DATA RECORDS ->
┌────────
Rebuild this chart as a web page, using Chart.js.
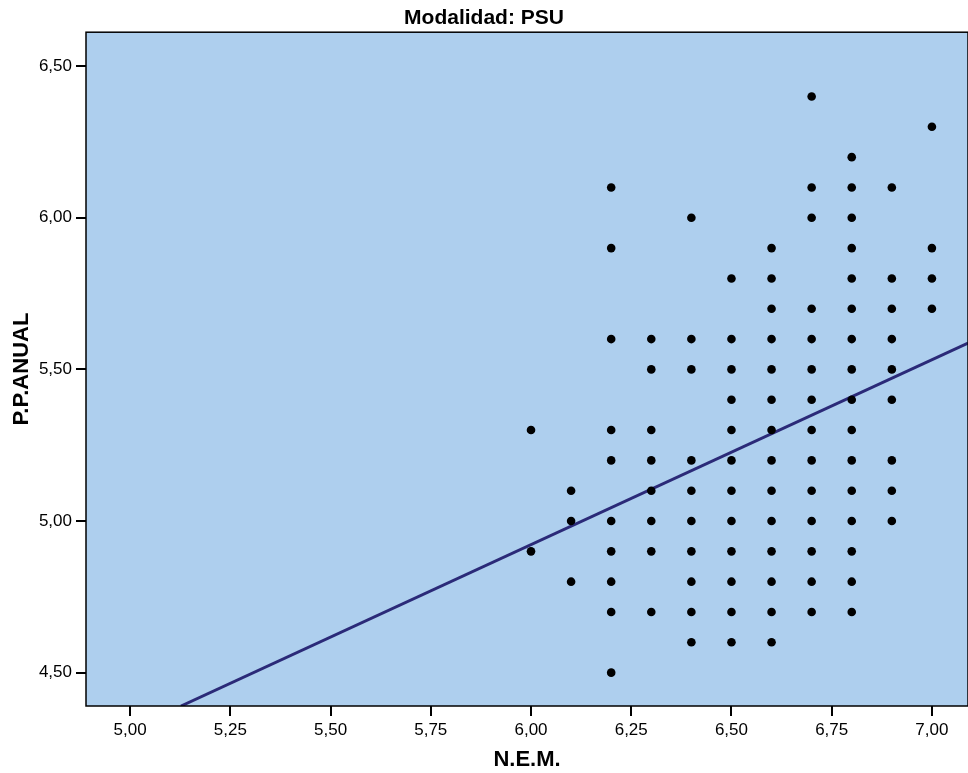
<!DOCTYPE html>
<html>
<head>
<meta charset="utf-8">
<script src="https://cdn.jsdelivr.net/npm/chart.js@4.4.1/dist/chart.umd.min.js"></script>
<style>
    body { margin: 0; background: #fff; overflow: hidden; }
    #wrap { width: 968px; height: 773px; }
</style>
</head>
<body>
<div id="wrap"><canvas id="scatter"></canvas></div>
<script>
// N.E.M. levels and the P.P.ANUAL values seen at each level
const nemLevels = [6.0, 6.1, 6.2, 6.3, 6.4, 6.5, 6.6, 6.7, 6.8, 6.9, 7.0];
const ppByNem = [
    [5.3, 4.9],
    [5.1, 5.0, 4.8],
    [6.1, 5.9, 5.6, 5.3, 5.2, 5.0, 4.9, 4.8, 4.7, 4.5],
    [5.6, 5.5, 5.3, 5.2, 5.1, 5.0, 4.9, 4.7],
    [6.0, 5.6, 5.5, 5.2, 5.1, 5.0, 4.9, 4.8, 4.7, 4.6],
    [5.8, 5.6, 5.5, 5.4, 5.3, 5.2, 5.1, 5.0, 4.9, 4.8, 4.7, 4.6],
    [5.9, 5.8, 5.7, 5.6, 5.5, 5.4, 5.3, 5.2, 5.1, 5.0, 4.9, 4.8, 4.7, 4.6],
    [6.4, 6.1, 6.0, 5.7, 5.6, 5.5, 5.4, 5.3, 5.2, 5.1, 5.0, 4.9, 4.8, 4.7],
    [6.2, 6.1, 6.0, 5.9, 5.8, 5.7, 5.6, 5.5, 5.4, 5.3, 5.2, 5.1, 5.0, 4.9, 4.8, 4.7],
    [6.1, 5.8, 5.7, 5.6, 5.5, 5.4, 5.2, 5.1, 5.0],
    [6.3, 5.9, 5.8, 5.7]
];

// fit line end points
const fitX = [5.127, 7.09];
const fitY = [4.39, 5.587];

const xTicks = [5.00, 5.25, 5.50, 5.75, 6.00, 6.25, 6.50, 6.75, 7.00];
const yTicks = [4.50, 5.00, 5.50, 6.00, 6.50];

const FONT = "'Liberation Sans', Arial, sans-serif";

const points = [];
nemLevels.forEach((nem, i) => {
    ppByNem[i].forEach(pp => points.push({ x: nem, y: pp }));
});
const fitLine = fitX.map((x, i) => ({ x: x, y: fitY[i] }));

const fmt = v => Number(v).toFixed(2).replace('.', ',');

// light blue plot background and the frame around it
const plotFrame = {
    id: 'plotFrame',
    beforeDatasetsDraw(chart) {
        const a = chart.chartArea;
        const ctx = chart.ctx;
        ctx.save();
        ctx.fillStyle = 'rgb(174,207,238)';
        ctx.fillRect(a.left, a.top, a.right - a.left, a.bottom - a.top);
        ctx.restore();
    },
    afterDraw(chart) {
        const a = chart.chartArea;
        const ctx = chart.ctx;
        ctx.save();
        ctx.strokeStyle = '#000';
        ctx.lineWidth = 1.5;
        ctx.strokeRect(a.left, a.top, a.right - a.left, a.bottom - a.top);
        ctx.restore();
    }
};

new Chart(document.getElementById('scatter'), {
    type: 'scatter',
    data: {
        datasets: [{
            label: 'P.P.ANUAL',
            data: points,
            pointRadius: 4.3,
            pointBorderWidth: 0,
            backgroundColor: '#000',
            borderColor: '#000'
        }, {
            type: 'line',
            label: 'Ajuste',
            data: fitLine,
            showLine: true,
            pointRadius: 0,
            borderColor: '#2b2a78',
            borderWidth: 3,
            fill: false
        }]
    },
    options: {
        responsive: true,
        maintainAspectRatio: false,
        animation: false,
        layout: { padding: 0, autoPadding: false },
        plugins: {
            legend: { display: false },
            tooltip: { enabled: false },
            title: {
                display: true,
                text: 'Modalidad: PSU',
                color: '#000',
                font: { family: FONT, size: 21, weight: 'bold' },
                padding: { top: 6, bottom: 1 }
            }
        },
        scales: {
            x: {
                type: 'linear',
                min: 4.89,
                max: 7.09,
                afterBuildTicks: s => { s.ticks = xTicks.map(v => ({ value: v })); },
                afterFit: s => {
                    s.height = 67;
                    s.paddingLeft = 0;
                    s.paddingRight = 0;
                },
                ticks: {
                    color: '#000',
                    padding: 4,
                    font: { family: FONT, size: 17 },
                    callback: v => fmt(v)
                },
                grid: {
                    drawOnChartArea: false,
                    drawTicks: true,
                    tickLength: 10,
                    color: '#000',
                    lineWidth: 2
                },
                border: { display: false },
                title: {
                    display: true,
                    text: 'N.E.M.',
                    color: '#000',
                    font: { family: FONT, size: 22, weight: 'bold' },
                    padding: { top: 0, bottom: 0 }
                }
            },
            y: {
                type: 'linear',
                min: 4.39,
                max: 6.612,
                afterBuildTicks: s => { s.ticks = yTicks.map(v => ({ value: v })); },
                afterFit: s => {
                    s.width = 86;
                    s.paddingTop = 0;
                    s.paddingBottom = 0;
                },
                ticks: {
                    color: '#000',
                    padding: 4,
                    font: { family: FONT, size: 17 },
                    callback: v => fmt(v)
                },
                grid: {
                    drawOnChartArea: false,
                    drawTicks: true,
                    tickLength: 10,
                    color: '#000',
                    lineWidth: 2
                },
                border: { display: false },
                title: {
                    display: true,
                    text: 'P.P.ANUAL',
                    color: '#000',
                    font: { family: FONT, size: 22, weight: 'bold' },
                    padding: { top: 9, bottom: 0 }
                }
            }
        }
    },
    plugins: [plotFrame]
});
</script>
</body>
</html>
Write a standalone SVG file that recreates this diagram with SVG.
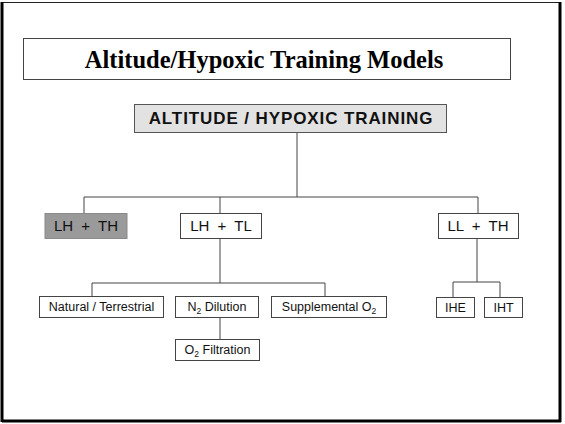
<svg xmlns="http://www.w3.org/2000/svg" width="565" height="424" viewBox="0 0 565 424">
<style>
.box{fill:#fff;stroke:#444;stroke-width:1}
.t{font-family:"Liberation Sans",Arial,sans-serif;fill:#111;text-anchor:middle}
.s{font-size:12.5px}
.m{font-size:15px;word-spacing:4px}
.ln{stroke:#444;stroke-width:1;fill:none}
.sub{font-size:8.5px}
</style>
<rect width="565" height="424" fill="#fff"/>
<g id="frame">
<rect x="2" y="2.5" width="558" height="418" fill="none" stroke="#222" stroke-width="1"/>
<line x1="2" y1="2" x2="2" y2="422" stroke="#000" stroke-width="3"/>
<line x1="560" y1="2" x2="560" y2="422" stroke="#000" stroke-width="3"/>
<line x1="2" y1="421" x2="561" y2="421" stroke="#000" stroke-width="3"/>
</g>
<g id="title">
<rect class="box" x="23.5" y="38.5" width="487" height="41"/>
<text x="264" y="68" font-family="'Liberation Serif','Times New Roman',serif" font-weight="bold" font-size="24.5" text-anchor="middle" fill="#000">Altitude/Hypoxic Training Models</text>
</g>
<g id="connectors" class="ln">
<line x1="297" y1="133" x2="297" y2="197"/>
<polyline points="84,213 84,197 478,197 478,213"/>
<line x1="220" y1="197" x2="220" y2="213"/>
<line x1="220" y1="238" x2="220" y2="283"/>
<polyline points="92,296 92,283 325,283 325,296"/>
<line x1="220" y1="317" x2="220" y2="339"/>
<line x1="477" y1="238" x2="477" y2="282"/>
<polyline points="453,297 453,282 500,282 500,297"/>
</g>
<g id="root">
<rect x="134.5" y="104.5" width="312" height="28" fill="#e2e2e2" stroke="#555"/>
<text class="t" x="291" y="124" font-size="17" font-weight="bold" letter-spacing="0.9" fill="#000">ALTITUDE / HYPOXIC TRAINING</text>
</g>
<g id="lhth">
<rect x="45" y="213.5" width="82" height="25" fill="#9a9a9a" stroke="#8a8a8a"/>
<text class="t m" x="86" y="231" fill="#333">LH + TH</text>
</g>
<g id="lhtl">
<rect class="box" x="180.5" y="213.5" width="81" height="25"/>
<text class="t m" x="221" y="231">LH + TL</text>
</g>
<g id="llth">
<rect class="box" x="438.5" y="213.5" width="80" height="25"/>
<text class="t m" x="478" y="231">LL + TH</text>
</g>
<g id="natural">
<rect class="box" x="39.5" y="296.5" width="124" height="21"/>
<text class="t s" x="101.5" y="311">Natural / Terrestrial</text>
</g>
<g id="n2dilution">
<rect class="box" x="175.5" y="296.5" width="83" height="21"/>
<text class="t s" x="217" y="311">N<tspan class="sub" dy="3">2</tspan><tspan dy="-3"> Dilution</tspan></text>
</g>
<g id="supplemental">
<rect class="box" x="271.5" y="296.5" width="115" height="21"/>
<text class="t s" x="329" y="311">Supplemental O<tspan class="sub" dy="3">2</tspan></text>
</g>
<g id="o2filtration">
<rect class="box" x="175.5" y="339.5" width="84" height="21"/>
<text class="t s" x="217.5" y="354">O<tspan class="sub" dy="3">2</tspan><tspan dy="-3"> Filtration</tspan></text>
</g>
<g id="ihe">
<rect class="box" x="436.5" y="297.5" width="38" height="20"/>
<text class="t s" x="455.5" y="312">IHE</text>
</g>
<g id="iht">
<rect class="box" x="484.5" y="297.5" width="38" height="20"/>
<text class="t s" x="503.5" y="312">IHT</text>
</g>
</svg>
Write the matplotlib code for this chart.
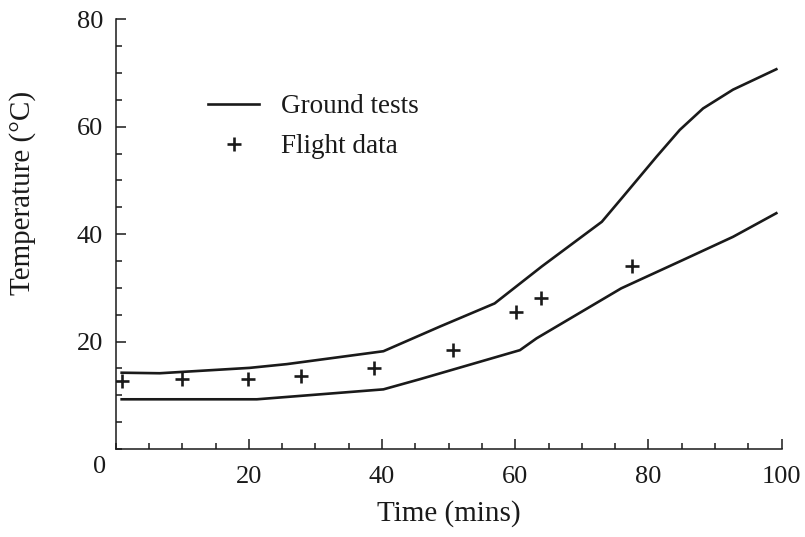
└────────
Go through the material and select each line with the string "this" in it.

EXERCISE RESULT ->
Rebuild this chart as a web page, using Chart.js.
Write a standalone SVG file that recreates this diagram with SVG.
Write the matplotlib code for this chart.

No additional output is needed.